Following the article's introduction is usually a section on the previous work in the field. Many authors use this section to show their work is clever, and the rest of the literature is stupid. There are several things these authors have forgotten. First, who do they think is going to review their paper? Second, their portrayal of the literature makes them, not the literature, seem simple and sophomoric. Third, the author is missing a chance to communicate important information. People learning the field appreciate a well written review of previous work. Help them. If your references allow them to discover the literature, they will forever consider you one of the experts in the field.
While writing the body of the article, I stop every few paragraphs and visualize the three people I have chosen for the audience. If someone's head is nodding, I speak to them, tell them what they want to know, and then rewrite to include material of interest to all readers. If you are not writing for your audience ... .
Changing the length and complexity of your sentences and paragraphs keeps your writing lively and interesting.

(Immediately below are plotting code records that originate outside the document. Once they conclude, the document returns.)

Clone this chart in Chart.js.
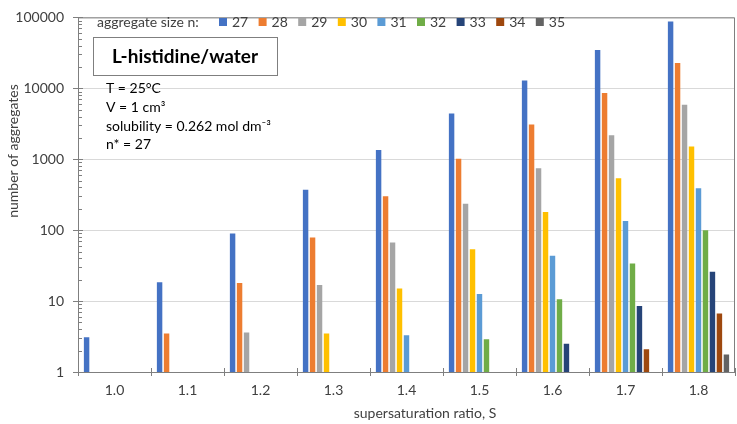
<!DOCTYPE html>
<html>
<head>
<meta charset="utf-8">
<script src="https://cdn.jsdelivr.net/npm/chart.js@4/dist/chart.umd.min.js"></script>
<style>
html, body { margin: 0; padding: 0; background: #fff; }
</style>
</head>
<body>
<canvas id="grafico" width="737" height="424"></canvas>
<script>
// supersaturation ratio S (x categories)
var categorias = ["1.0", "1.1", "1.2", "1.3", "1.4", "1.5", "1.6", "1.7", "1.8"];
var tamanos = ["27", "28", "29", "30", "31", "32", "33", "34", "35"];

// number of aggregates per size n
var n27 = [3.1, 18.5, 90, 370, 1350, 4400, 12900, 34600, 87500];
var n28 = [null, 3.5, 18, 79, 300, 1020, 3100, 8600, 22800];
var n29 = [null, null, 3.6, 16.8, 67, 236, 746, 2180, 5850];
var n30 = [null, null, null, 3.5, 15, 54, 180, 540, 1510];
var n31 = [null, null, null, null, 3.3, 12.6, 43.6, 135, 390];
var n32 = [null, null, null, null, null, 2.9, 10.6, 34, 100];
var n33 = [null, null, null, null, null, null, 2.5, 8.5, 26];
var n34 = [null, null, null, null, null, null, null, 2.1, 6.7];
var n35 = [null, null, null, null, null, null, null, null, 1.76];

var yTicks = [1, 10, 100, 1000, 10000, 100000];
var colores = ["#4472C4", "#ED7D31", "#A5A5A5", "#FFC000", "#5B9BD5", "#70AD47", "#264478", "#9E480E", "#636363"];

var series = [n27, n28, n29, n30, n31, n32, n33, n34, n35];
var textoColor = "#404040";
var fuente = "Lato";

function esPotencia(v) {
  return yTicks.indexOf(v) >= 0;
}

// minor/major ticks, frame, legend, text boxes
var decoracion = {
  id: "decoracion",
  afterDraw: function (chart) {
    var ctx = chart.ctx;
    var a = chart.chartArea;
    var ys = chart.scales.y;
    var xs = chart.scales.x;
    ctx.save();

    // frame top/right
    ctx.strokeStyle = "#7f7f7f";
    ctx.lineWidth = 1;
    ctx.beginPath();
    ctx.moveTo(a.left, a.top + 0.5);
    ctx.lineTo(a.right - 0.5, a.top + 0.5);
    ctx.lineTo(a.right - 0.5, a.bottom);
    ctx.stroke();

    // y minor ticks inside axis
    ctx.beginPath();
    for (var k = 0; k < 5; k++) {
      for (var m = 1; m <= 10; m++) {
        var v = m * Math.pow(10, k);
        var py = Math.round(ys.getPixelForValue(v)) + 0.5;
        ctx.moveTo(a.left, py);
        ctx.lineTo(a.left + (m == 1 || m == 10 ? 5 : 4), py);
      }
    }
    // x ticks inside axis
    for (var i = 0; i <= categorias.length; i++) {
      var px = Math.round(xs.getPixelForValue(i - 0.5)) + 0.5;
      ctx.moveTo(px, a.bottom);
      ctx.lineTo(px, a.bottom - 4);
    }
    ctx.stroke();

    // legend
    ctx.font = "14px " + fuente;
    ctx.textBaseline = "middle";
    ctx.textAlign = "left";
    ctx.fillStyle = textoColor;
    ctx.fillText("aggregate size n:", 97, 22);
    chart.data.datasets.forEach(function (ds, j) {
      var lx = 219 + j * 39.6;
      ctx.fillStyle = ds.backgroundColor;
      ctx.fillRect(lx, 18, 8, 8);
      ctx.fillStyle = textoColor;
      ctx.fillText(ds.label, lx + 13, 22);
    });

    // title box
    ctx.fillStyle = "#fff";
    ctx.fillRect(93, 37, 184, 38);
    ctx.strokeStyle = "#7f7f7f";
    ctx.strokeRect(93.5, 37.5, 184, 38);
    ctx.fillStyle = "#000";
    ctx.font = "bold 19px " + fuente;
    ctx.textAlign = "center";
    ctx.fillText("L-histidine/water", 185, 57);

    // conditions
    ctx.font = "14px " + fuente;
    ctx.textAlign = "left";
    ctx.fillText("T = 25°C", 106, 88);
    ctx.fillText("V = 1 cm³", 106, 107);
    ctx.fillText("solubility = 0.262 mol dm⁻³", 106, 126);
    ctx.fillText("n* = 27", 106, 144);

    // axis titles
    ctx.fillStyle = textoColor;
    ctx.textAlign = "center";
    ctx.fillText("supersaturation ratio, S", 425, 413);
    ctx.translate(13, 151);
    ctx.rotate(-Math.PI / 2);
    ctx.fillText("number of aggregates", 0, 0);
    ctx.restore();
  }
};

function crearGrafico() {
  var ctx = document.getElementById("grafico").getContext("2d");

  var datasets = series.map(function (valores, j) {
    return {
      label: tamanos[j],
      data: valores,
      backgroundColor: colores[j],
      borderWidth: 0,
      categoryPercentage: 0.86,
      barPercentage: 0.78
    };
  });

  var config = {
    type: "bar",
    data: { labels: categorias, datasets: datasets },
    options: {
      responsive: false,
      animation: false,
      devicePixelRatio: 1,
      layout: { padding: { top: 6, right: 2, left: 0, bottom: 0 } },
      plugins: {
        legend: { display: false },
        tooltip: { enabled: false }
      },
      scales: {
        x: {
          offset: true,
          grid: { offset: true, drawOnChartArea: false, drawTicks: true, tickLength: 4, color: "#7f7f7f" },
          border: { color: "#7f7f7f" },
          ticks: { color: textoColor, font: { family: fuente, size: 14 }, padding: 6 },
          afterFit: function (s) { s.height = 52; }
        },
        y: {
          type: "logarithmic",
          min: 1,
          max: 100000,
          afterBuildTicks: function (s) {
            var t = [];
            for (var k = 0; k < 5; k++) {
              for (var m = 1; m < 10; m++) t.push({ value: m * Math.pow(10, k) });
            }
            t.push({ value: 100000 });
            s.ticks = t;
          },
          grid: {
            color: function (c) { return c.tick && esPotencia(c.tick.value) ? "#d9d9d9" : "rgba(0,0,0,0)"; },
            tickColor: function (c) { return c.tick && esPotencia(c.tick.value) ? "#7f7f7f" : "rgba(0,0,0,0)"; },
            tickLength: 5
          },
          border: { color: "#7f7f7f" },
          ticks: {
            autoSkip: false,
            color: textoColor,
            font: { family: fuente, size: 14 },
            padding: 9,
            callback: function (v) { return esPotencia(v) ? String(v) : ""; }
          },
          afterFit: function (s) { s.width = 78; }
        }
      }
    },
    plugins: [decoracion]
  };

  var grafico = new Chart(ctx, config);
}

crearGrafico();
</script>
</body>
</html>
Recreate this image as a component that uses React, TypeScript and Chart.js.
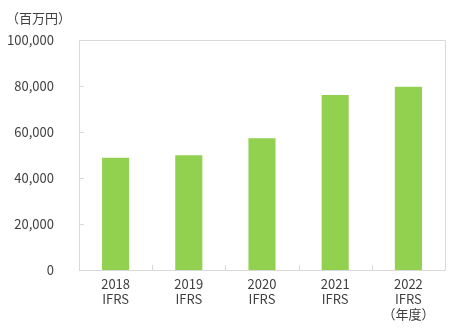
import React, { useEffect, useRef } from "react";
import { Chart, registerables } from "chart.js";

Chart.register(...registerables);

const categories: string[][] = [
  ["2018", "IFRS"],
  ["2019", "IFRS"],
  ["2020", "IFRS"],
  ["2021", "IFRS"],
  ["2022", "IFRS", "（年度）"],
];
const values: number[] = [48800, 49900, 57300, 76100, 79700];
const yTicks: number[] = [0, 20000, 40000, 60000, 80000, 100000];
const unitLabel = "（百万円）";

const FONT = "'Noto Sans CJK JP', 'Noto Sans', sans-serif";
const TEXT = "#404040";
const LINE = "#d9d9d9";

const framePlugin = {
  id: "frame",
  afterDatasetsDraw(chart: any) {
    const { ctx, chartArea } = chart;
    const { left, right, top, bottom } = chartArea;
    ctx.save();
    ctx.strokeStyle = LINE;
    ctx.lineWidth = 1;
    ctx.beginPath();
    ctx.rect(Math.round(left) + 0.5, Math.round(top) + 0.5, Math.round(right - left), Math.round(bottom - top));
    ctx.stroke();
    // y tick marks (inside)
    const y = chart.scales.y;
    ctx.beginPath();
    for (const v of yTicks) {
      const py = Math.round(y.getPixelForValue(v)) + 0.5;
      ctx.moveTo(left, py);
      ctx.lineTo(left + 5, py);
    }
    // x tick marks at category boundaries (inside)
    const x = chart.scales.x;
    for (let i = 1; i < categories.length; i++) {
      const px = Math.round((x.getPixelForTick(i - 1) + x.getPixelForTick(i)) / 2) + 0.5;
      ctx.moveTo(px, bottom);
      ctx.lineTo(px, bottom - 5);
    }
    ctx.stroke();
    // unit label
    ctx.fillStyle = TEXT;
    ctx.font = `13px ${FONT}`;
    ctx.textAlign = "left";
    ctx.textBaseline = "middle";
    ctx.fillText(unitLabel, 6, 18);
    ctx.restore();
  },
};

export default function App() {
  const ref = useRef<HTMLCanvasElement | null>(null);
  useEffect(() => {
    if (!ref.current) return;
    const chart = new Chart(ref.current, {
      type: "bar",
      data: {
        labels: categories,
        datasets: [
          {
            data: values,
            backgroundColor: "#92d050",
            borderWidth: 0,
            categoryPercentage: 1,
            barPercentage: 0.37,
          },
        ],
      },
      options: {
        animation: false,
        responsive: false,
        maintainAspectRatio: false,
        layout: { padding: { top: 40, right: 10, left: 0, bottom: 0 } },
        plugins: { legend: { display: false }, tooltip: { enabled: false } },
        scales: {
          x: {
            grid: { display: false, drawTicks: false },
            border: { display: false },
            ticks: {
              color: TEXT,
              font: { family: FONT, size: 13, lineHeight: 1.15 },
              padding: 7,
              maxRotation: 0,
              autoSkip: false,
            },
            afterFit(scale: any) {
              scale.height = 60;
            },
          },
          y: {
            min: 0,
            max: 100000,
            grid: { display: false, drawTicks: false },
            border: { display: false },
            afterBuildTicks(scale: any) {
              scale.ticks = yTicks.map((v) => ({ value: v }));
            },
            ticks: {
              color: TEXT,
              font: { family: FONT, size: 13 },
              padding: 25,
              callback: (v: any) => Number(v).toLocaleString("en-US"),
            },
            afterFit(scale: any) {
              scale.width = 79;
            },
          },
        },
      },
      plugins: [framePlugin],
    });
    return () => chart.destroy();
  }, []);
  return (
    <div style={{ position: "fixed", left: 0, top: 0, width: 455, height: 330, background: "#fff" }}>
      <canvas ref={ref} width={455} height={330} style={{ display: "block" }} />
    </div>
  );
}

Long sentences add a richness and complexity.
Short paragraphs emphasize.
The scientific literature is immutable. You can
not go back; you can not change. Researchers a hundred years hence
will still be reading the great works. Make yours one.
The reader is strongly urged to buy the book "The Elements of Style" by William Strunk, Jr. and E. B. White, Macmillan Press, 1972. This pithy book of 78 pages challenges authors, for example, "Vigorous writing is concise. A sentence should contain no unnecessary words, a paragraph no unnecessary sentences, for the same reason that a drawing should have no unnecessary lines and a machine no unnecessary parts. This requires not that the writer make all his sentences short, or that he avoid all detail and treat his subjects only in outline, but that every word tell." [page 17] and "make definite assertions. Avoid tame, colorless, hesitating, noncommittal language" [page 14]. This small book takes a lifetime to read.